Meno populismo. O  il Movimento 5 Stelle non avrà futuro

Meno populismo.  O  il Movimento 5 Stelle non avrà futuro

La disputa tra Grillo e Conte su come riorientare il M5S è solo un  gioco di potere  che diventa tanto più aspro quanto più la barca fa acqua.

Il problema vero della creatura del comico genovese non sono tanto il modello organizzativo, la catena di comando, i metodi della democrazia interna fantasiosa che è sempre stata un mix di autoritarismo dei leader imbellettato con consultazioni via internet tra pochi intimi.

Il problema vero è l’identità politica del M5S, una formazione che Martin Wolf , autorevole giornalista del Financial Times, definisce populista di centro.

Gli ingredienti del successo iniziato 11 anni fa sono stati: la delegittimazione delle élites politiche tradizionali, l’aggressività verbale, gli slogan  semplicistici ad effetto senza contenuti concreti praticabili, un anticapitalismo romantico con la distopia della decrescita felice- felice solo per chi può permetterselo – un ecologismo senza capo né coda, una vaghezza totale in politica estera e la presunzione di risolvere problemi complessi -come la povertà- con misure squinternate.

Il M5S ha guidato due governi con Giuseppe Conte e ha iniziato a perdere consensi mentre aveva il potere. Gran parte delle promesse non sono state mantenute perchè era impossibile farlo. Per il resto, il M5S si è gradualmente staccato dal populismo urlato della piazza di Grillo ed è diventato un partito populista in Parlamento, manovriero e opportunista nelle alleanze. Non ha fatto crescere più di tanto una classe dirigente  adeguata ,soprattutto a livello locale, e non ha elaborato  una chiara strategia per contendere al Pd l’egemonia dell’area riformista.

D’altronde, un partito populista quando deve diventare realmente riformista deve scandere dal comodo piedistallo dei proclami, mettere le mani in pasta e dimostrare di saper trovare soluzioni concrete. E questo lavoro Conte non lo ha fatto. La tenuta del M5S è stata in gran parte dovuta al reddito di cittadinanza e alla difesa ostinata del superbonus 110%. Quando Meloni ha cancellato le due misure di cui Conte si vantava è iniziata la fuga di una parte della base elettorale del M5S. Una batosta prevedibile.
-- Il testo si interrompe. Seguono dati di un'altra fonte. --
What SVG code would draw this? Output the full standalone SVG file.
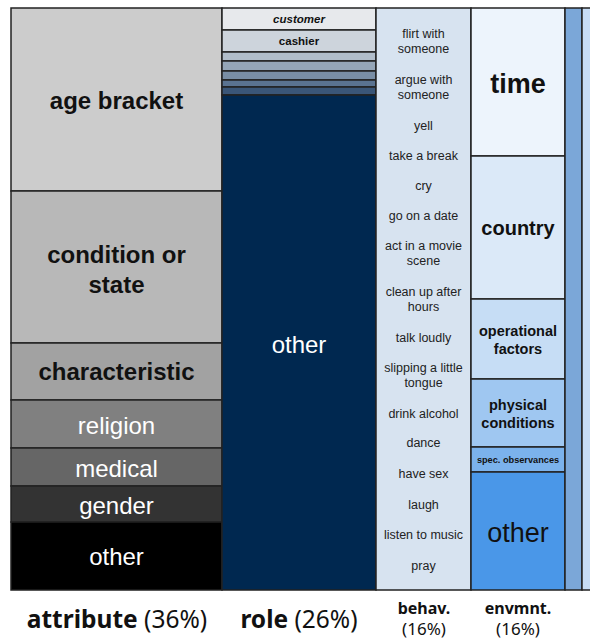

L’ambito sorpasso sul Pd non c’è stato. Nel frattempo l’alleanza  tra i Verdi e la sinistra estrema ha tolto  agli ex grillini alcuni cavalli di battaglia ecologisti e di rivendicazioni sociali

 Ora il M5S deve decidere: tornare ai vecchi tempi della demagogia e quindi candidarsi all’isolamento oppure provare a fare un salto di qualità ritrovando lo spirito delle origini ma lasciando in soffitta tutto il resto.  

Tornare al populismo per chi ha guidato due governi è una strada poco percorribile: ha avuto il potere e non ha realizzato quello che avevi promesso. Invece  Conte dovrebbe rilanciare  due elementi distintivi della storia del M5S: il rigore morale  e nella sfera pubblica, senza sudditanza verso il giustizialismo di certa magistratura  e l’attenzione alle fasce sociali più deboli  non per manipolarne il consenso ma per metterle al centro dell’agenda  della politica. Per fare questo il M5S deve abbandonare il populismo e riscoprire alcuni elementi del popolarismo che è ben altra cosa. Insomma il M5s deve passare dall’adolescenza all’età matura: affronatre i problemi con razionalità e concretezza senza rifugiarsi nella comfort  zone della demagogia irresponsabile. Se non lo farà si condannerà a diventare una setta di pochi adepti che recitano slogan  come litanie ma sono del tutto ininfluenti nella vita politica.